Let’s get back to the point: I am writing this memoir because I want to stop hurting in old ways, and I want to start hurting in new ways. I am 28 years old and I would like to be reborn as something beautiful.

I don’t know what this something beautiful looks like, but I imagine a dark night with a full moon, and a warmth like pressing my face into soft fur. I imagine a cave that overlooks a splendid sunset, dipping low into an ocean and filling it with bleeding colors. I imagine pressing my face into my boyfriend’s back and breathing in his smell and I do not feel my usual anxiety, only a little bit of pressure.

I imagine, I conceptualize, because it is like trying to imagine a city that you’ve never been to. No, it is like trying to imagine a city in which you’ve only heard second-hand impressions, but have never seen so much of a photograph of.
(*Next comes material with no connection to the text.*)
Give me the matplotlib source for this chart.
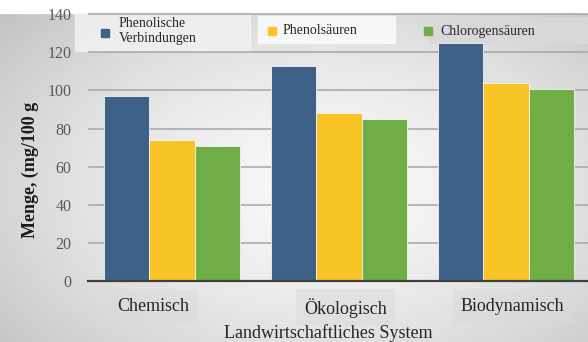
import matplotlib.pyplot as plt
import numpy as np
from matplotlib.patches import Rectangle

systems = ["Chemisch", "Ökologisch", "Biodynamisch"]
series_names = ["Phenolische\nVerbindungen", "Phenolsäuren", "Chlorogensäuren"]
phenolic = [97, 113, 125]
phenolic_acids = [74, 88, 104]
chlorogenic = [71, 85, 101]
y_ticks = [0, 20, 40, 60, 80, 100, 120, 140]

colors = ["#3d6187", "#f9c425", "#70ad47"]
serif = ["Liberation Serif", "DejaVu Serif"]

fig = plt.figure(figsize=(5.88, 3.42), dpi=100)

# soft grey backdrop, lighter towards the middle
bg = fig.add_axes([0, 0, 1, 1], zorder=0)
yy, xx = np.mgrid[0:1:200j, 0:1:300j]
dist = np.sqrt(((xx - 0.55) / 0.75) ** 2 + ((yy - 0.45) / 0.8) ** 2)
shade = np.clip(0.97 - 0.22 * dist ** 1.6, 0.74, 0.97)
bg.imshow(shade, cmap="gray", vmin=0, vmax=1, extent=[0, 1, 0, 1],
          aspect="auto", origin="lower")
bg.add_patch(Rectangle((0, 1 - 13 / 342), 1, 13 / 342, color="white"))
bg.set_xlim(0, 1)
bg.set_ylim(0, 1)
bg.axis("off")

ax = fig.add_axes([88 / 588, 61 / 342, 1 - 88 / 588, 1 - 61 / 342], zorder=1)
ax.patch.set_alpha(0)

x = np.arange(len(systems))
width = 0.272
for i, (vals, c) in enumerate(zip([phenolic, phenolic_acids, chlorogenic], colors)):
    ax.bar(x + (i - 1) * width, vals, width, color=c, edgecolor="#f4f4f4",
           linewidth=0.6, zorder=3)

ax.set_xlim(-0.503, 2.49)
ax.set_ylim(0, 147.5)
ax.set_yticks(y_ticks)
ax.set_yticklabels([str(v) for v in y_ticks], family=serif, fontsize=11.5,
                   color="#595959")
ax.yaxis.grid(True, color="#a6a6a6", linewidth=1.1, zorder=0)
ax.tick_params(axis="y", length=0, pad=12)
# category labels sit a little off the group centres
ax.set_xticks(x + np.array([-0.11, 0.04, 0.04]))
ax.set_xticklabels(systems, family=serif, fontsize=13, color="#262626")
ax.tick_params(axis="x", length=0, pad=12)
for lbl in ax.get_xticklabels():
    lbl.set_bbox(dict(facecolor="#d9d9d9", alpha=0.45, edgecolor="none", pad=6))
for side in ["top", "right", "left"]:
    ax.spines[side].set_visible(False)
ax.spines["bottom"].set_color("#404040")
ax.spines["bottom"].set_linewidth(1.6)
ax.spines["bottom"].set_zorder(4)

fig.text(30 / 588, 1 - 170 / 342, "Menge, (mg/100 g", rotation=90, ha="center",
         va="center", family=serif, fontsize=13, fontweight="bold", color="#1a1a1a")
fig.text(328 / 588, 1 - 333 / 342, "Landwirtschaftliches System", ha="center",
         va="center", family=serif, fontsize=13, color="#262626")

# legend row across the top
legend_boxes = [(75, 13, 175, 38, "#f2f2f2"), (258, 16, 137, 27, "#fbfbfb"),
                (430, 17, 158, 26, "#d9d9d9")]
for bx, by, bw, bh, bc in legend_boxes:
    bg.add_patch(Rectangle((bx / 588, 1 - (by + bh) / 342), bw / 588, bh / 342,
                           color=bc, alpha=0.85, zorder=2))
marker_pos = [(105, 33), (272, 31), (428, 31)]
text_pos = [(119, 31), (283, 31), (440, 31)]
for (mx, my), (tx, ty), name, c in zip(marker_pos, text_pos, series_names, colors):
    bg.add_patch(Rectangle(((mx - 4) / 588, 1 - (my + 4) / 342), 8 / 588, 8 / 342,
                           color=c, zorder=3))
    fig.text(tx / 588, 1 - ty / 342, name, ha="left", va="center", family=serif,
             fontsize=10, color="#262626", linespacing=1.15, zorder=4)

fig.savefig("out.png", dpi=100)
Years ago I wrote that I carried a dead seed next to my stomach, like I was holding something pregnant-like, despite it being useless and desiccated. I called the dead seed “hope,” and I wrote that this dead seed was the only thing keeping me alive. I carried it with me from Oklahoma, to Austin, to Seattle, and back. My bones warped around its fragments and it become a frayed part of me, fused to my skin. I carried it for so long that I forgot why I was carrying it, and I often questioned why I was alive.

I would want to die, to ease the suffering, and I’d be ready to end it all, but then I’d stop because suddenly an image would pop into my head. I’d think of living in Iceland, tending sheep underneath the aurora borealis, and I’d keep going. Or I’d think of publishing my novel, signing books and then going home to sip celebratory wine by myself on a balcony. I imagined that I was trudging along on a hill and I always had yet to crest it, but whatever was on the other side was something unimaginable. Something, dare I say, beautiful. I wasn’t living for that day, I was living for an imagined tomorrow. For the dream of the place in which I could finally unclasp my clenching, tight fists. But I couldn’t then. Not yet. So I kept going, clutching the seed in bloodied hands.

This is the story of how I planted the little seed, and began to grow a tree from which I would build my home.